Vehicles wait to be parted out as metal is sorted for recycling at Ron's Recycling in Ilwaco.
The Daily Astorian
The company opened in 2012. The business is working out so far, she said.
Truck parts tend to be more popular, especially for the Ford F150. She had four calls for an F250 transmission in one January week alone.
Back windows for Ford trucks are a common item. It goes in spurts, she said.
“Then Ranger people will come in, then Blazers, then a whole bunch of people will come in for Taurus, but it always goes back to trucks,” she said.
Repair shops in Long Beach send a lot of business to Ron’s. Auto body repair shops buy a lot of parts as well.
Buying used turn signal lenses, fenders, heater fans and windows offer substantial savings over original equipment manufacturer parts and even aftermarket supplies.
But it’s not just vehicles that pass through the yard.
Artists come in looking for stainless steel and flat sheets of steel, Shivers said.
The yard once took in a surf board with metal postcard racks attached. It came in and went out the same day.

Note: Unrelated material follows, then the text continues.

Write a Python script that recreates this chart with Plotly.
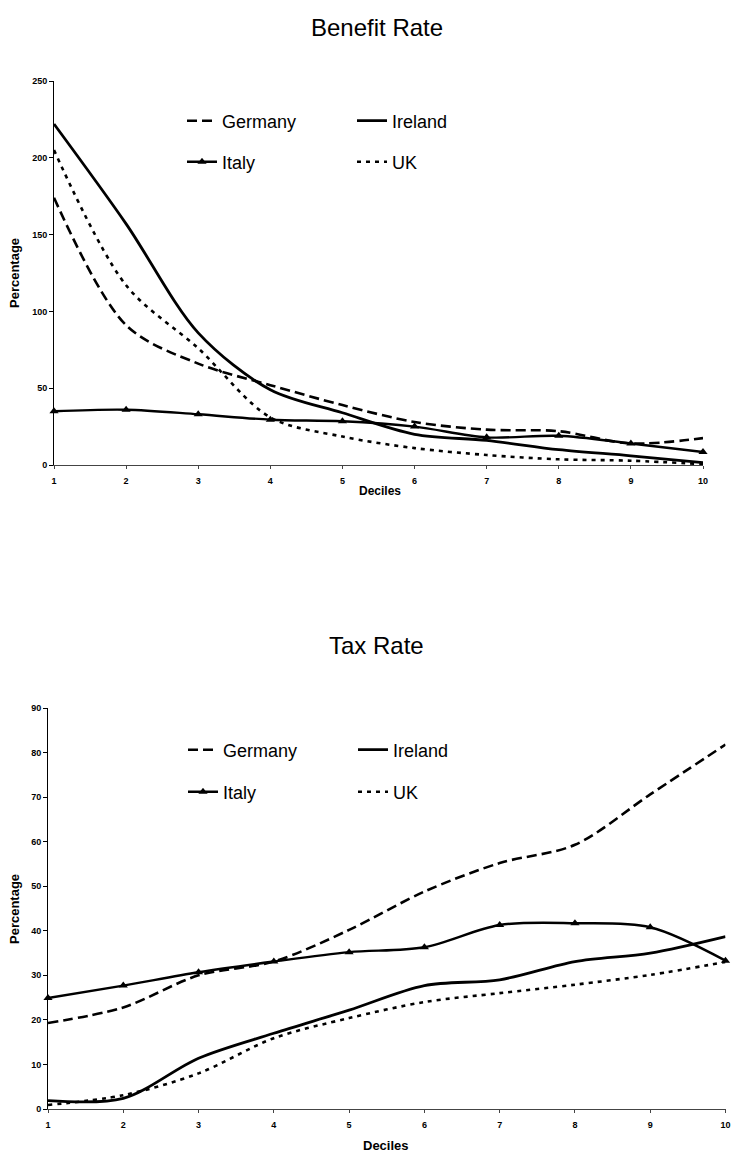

“Old bikes are really popular, running lawnmowers are really popular, go-cart frames — oh yeah,” she said.
A boat builder looking for lead ballast stopped by in January. It can all be recycled or re-used.
The company buys and sells metal. Washers and dryers are OK. They’ll take refrigerators but not the compressors — they don’t want the hassle with the Freon refrigerant.
Sometimes people drop off cars just to get rid of them, Shivers said. More often they sell them. Ron’s pays $70 to $85 a ton, depending on how complete the vehicle is.
Whatever the case you must have the title or appropriate paperwork proving ownership.
“Right now prices are really down,” she said.
When she started, Ron’s paid $180 a ton for scrap metal; now they pay $55.When the vehicles have been picked clean of usable parts it’s time to send off the leftover metal.
Metro Metals of Vancouver comes in and picks up the scrap.One of the concerns when Ron’s sought a permit from the county was keeping vehicle fluids under control. The oil, transmission fluid and coolant all end up in recycling bins. A company hauls away the fluids.
“They pay us a little bit for the oil,” she said. “Not much, but it’s better than paying to get rid of it.”
Ron’s also accepts uncontaminated oil from the public, but it doesn’t pay for it.
Lost and found
Money, clothing, CDs, oil and tools are among the items left behind in the vehicles that end up at the wrecking yard. Dryers often contain loose change (but not many socks).
“I got a brand-new car jack, a nice one,” Shivers said. “I was ecstatic about that. It was a floor jack. I put that right in my car before my dad got back…. We’ve found some pretty crazy stuff. No diamond rings, though.”
Room to breathe
Ron’s Recycling owns 7 acres with 2 acres in use.
“We definitely need to expand,” she said. “Hopefully this summer.”
For now they’re stacking the vehicles and business looks good.
“We can pay the bills,” she said. “We get more and more customers for parts every day.”